À Folha Pelegio confirmou ter vínculo
comercial com a ISDS, da qual se diz consultor, mas não quis dar detalhes da
reunião ou dos propósitos da empresa. A ISDS não se pronunciou.
Na ativa, o
coronel comandou regimentos de cavalaria mecanizados do Exército. É considerado
nas Forças um oficial bem relacionado e influente.
Na véspera da
agenda na Defesa, ele e Degaut se reuniram no Palácio do Planalto com o
ministro Luiz Eduardo Ramos, da Secretaria de Governo, cada um em um horário
distinto.
Questionada
sobre a pauta desses encontros, a pasta disse que foram apenas "visitas de
cortesia".
Segundo
Degaut, "normalmente o ministério não trabalha com consultores".

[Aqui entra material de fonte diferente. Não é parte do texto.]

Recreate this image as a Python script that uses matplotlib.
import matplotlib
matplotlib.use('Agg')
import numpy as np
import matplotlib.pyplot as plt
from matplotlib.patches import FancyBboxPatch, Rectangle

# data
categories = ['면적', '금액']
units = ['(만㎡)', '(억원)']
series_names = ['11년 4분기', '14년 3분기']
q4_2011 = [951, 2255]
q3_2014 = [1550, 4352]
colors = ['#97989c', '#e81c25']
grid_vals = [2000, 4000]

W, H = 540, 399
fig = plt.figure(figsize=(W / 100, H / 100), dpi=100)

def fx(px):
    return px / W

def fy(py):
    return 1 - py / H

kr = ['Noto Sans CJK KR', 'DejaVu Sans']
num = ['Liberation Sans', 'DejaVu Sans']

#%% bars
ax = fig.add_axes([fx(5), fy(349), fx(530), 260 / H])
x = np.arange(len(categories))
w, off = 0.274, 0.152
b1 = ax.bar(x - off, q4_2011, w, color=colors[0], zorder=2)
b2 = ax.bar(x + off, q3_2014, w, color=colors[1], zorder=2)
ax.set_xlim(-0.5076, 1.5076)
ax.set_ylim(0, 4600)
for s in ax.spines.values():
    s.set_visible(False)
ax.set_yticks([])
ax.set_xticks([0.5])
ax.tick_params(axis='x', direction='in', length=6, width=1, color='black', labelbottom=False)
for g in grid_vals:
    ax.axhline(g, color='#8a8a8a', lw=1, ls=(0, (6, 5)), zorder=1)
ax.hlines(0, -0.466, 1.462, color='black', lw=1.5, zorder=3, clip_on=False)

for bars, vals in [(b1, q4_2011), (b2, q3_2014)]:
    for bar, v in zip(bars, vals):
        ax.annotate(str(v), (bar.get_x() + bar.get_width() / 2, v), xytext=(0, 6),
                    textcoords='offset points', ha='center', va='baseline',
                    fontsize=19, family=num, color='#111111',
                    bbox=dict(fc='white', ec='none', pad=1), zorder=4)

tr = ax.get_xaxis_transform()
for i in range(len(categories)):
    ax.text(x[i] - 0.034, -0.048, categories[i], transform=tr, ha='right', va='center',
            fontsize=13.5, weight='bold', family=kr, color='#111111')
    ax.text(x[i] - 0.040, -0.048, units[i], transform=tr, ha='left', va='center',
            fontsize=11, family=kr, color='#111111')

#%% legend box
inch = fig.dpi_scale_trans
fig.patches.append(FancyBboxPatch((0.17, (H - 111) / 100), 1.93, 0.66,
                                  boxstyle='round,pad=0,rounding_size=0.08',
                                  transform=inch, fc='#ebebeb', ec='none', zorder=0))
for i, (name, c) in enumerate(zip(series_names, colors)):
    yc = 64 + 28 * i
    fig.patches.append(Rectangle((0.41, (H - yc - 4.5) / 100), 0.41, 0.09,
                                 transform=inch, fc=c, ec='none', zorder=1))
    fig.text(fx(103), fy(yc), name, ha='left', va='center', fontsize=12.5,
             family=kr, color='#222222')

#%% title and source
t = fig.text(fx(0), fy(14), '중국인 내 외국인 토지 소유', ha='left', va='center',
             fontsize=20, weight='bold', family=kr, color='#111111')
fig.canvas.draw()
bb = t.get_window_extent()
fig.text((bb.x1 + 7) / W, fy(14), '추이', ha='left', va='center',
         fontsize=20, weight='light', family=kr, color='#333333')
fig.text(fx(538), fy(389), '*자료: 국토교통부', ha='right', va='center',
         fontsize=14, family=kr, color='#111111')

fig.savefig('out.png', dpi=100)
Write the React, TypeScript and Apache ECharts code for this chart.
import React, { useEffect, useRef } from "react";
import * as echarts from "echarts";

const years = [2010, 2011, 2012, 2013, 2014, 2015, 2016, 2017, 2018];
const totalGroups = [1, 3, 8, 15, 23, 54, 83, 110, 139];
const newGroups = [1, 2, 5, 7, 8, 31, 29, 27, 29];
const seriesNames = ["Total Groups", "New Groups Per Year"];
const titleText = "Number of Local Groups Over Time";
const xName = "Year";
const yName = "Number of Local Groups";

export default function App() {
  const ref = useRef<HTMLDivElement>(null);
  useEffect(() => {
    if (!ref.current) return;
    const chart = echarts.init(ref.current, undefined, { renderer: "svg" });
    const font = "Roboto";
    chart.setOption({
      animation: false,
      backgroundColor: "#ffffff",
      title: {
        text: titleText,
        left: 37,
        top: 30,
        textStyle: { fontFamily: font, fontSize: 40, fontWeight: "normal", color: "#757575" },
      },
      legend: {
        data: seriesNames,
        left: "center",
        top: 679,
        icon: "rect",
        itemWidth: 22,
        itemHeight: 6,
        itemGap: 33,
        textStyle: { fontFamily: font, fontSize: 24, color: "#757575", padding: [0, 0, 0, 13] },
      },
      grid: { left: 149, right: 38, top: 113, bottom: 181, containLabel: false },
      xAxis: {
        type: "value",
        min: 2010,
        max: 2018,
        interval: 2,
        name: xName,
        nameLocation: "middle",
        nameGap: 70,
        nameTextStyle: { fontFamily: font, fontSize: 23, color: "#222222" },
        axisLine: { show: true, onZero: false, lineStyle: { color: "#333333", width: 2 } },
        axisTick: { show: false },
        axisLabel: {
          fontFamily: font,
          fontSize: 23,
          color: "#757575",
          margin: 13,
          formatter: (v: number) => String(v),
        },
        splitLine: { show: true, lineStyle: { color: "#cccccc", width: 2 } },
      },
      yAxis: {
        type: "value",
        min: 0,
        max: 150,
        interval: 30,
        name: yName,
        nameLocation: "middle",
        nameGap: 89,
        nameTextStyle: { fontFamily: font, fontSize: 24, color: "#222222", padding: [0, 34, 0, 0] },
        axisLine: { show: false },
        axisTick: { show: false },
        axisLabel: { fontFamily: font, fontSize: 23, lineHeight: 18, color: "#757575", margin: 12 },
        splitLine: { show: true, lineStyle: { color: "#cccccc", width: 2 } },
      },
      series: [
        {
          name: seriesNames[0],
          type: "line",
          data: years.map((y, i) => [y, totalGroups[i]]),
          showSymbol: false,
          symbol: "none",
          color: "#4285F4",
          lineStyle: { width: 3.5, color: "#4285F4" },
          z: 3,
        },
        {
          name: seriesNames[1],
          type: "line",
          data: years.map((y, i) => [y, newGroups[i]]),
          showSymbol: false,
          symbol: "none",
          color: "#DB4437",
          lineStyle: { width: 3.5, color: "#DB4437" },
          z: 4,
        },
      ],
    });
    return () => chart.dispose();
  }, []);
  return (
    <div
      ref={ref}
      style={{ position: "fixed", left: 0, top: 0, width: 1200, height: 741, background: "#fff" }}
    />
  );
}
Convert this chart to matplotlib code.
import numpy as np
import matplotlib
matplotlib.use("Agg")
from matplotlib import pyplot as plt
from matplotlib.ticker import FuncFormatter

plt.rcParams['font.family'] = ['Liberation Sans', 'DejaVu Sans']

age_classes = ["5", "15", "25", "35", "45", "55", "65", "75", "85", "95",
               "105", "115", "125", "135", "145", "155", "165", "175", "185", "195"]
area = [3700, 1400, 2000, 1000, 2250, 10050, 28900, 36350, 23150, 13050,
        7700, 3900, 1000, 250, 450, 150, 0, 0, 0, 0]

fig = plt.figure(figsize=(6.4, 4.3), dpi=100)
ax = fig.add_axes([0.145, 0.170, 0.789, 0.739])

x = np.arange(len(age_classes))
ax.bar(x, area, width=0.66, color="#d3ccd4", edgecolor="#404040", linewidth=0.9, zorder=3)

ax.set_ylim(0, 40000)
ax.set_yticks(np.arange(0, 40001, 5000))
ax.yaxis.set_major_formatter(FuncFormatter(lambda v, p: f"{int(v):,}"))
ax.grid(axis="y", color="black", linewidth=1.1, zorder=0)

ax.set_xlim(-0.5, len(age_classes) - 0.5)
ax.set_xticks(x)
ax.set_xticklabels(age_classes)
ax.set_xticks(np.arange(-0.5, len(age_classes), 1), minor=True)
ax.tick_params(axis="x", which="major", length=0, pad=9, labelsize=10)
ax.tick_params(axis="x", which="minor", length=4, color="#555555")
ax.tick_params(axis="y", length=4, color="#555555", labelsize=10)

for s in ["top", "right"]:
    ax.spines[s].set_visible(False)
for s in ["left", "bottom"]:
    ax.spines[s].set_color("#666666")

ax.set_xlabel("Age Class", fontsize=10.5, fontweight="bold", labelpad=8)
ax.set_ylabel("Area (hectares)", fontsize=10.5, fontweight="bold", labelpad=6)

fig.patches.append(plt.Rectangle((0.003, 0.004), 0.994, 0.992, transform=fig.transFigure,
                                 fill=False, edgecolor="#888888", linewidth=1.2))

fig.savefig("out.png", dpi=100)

"Mas, como vieram recomendados por empresas, atendemos. Se houver alguma
coisa que possa ser apresentada para as Forças como de interesse, a conversa
prossegue", disse.
Questionado,
Degaut disse que, "na maior parte dos casos", o conhecimento técnico
é o motivo de multinacionais colocarem militares à frente de seu lobby
comercial na Defesa. Ele afirmou, porém, que, "em alguns casos",
conta também o acesso que eles podem ter a autoridades.
Segundo ele,
não há óbice na pasta para esse tipo de atuação.
"A
partir do momento em que ele está na reserva, tem total autonomia para escolher
a carreira que desejar. Se quiser ser representante comercial, pode ser. Se
achar que os contatos que construiu ao longo da vida dele podem ajudar em
alguma coisa, pode tentar a sorte. Diz respeito à iniciativa individual",
afirmou.
Os lobbies da
Leonardo e da ISDS, segundo a Defesa, ainda estão no status de propostas e não
evoluíram para contratos ou parcerias.
Degaut
afirmou que compras são feitas com base na realidade orçamentária, desde que o
produto ou serviço esteja "dentro do planejamento estratégico" das
Forças.
Diversos
projetos estão sendo discutidos, entre eles uma associação entre a MBDA,
produtora europeia de mísseis, e uma empresa brasileira. Foi esse o assunto de
reunião entre Degaut e representantes da multinacional em 19 de novembro de
2019.
Um dos
presentes era o contra-almirante Antônio Fernandes, que já deixou a ativa e
agora é diretor da Simtech. A empresa confirmou à Folha que
representa a MBDA no Brasil.
Ao menos três
grupos estrangeiros já fecharam parcerias neste ano e estiveram no ministério
antes de acertarem investimentos que, somados, chegam a R$ 1 bilhão na
construção de fábricas.
A eslovena
Arex, fabricante de pistolas e outros tipos de armas, assinou um memorando para
firmar sociedade com a Delfire Arms (DFA). Passarão a produzir em Goiás, com
incentivos fiscais do estado.
A indiana
Tatra está se instalando no Paraná e a americana Springfield, no Rio Grande do
Sul.
A suíça Sig
Sauer deve montar operação em Minas Gerais. Para isso, teve apoio do deputado
federal Eduardo Bolsonaro (PSL-SP).
Em abril, ele postou no Twitter a foto de
uma reunião com representantes da Sig Sauer, prometendo ajudá-los:
"Falta a garantia política de que o lobby não atochará tantas burocracias
para emperrar a instalação [de uma fábrica no país]".
O avanço de
fabricantes de armas no Brasil ocorre no momento em que Bolsonaro incentiva a
população as se armar, proposta apresentada pelo
presidente na famosa reunião ministerial de 22 de abril.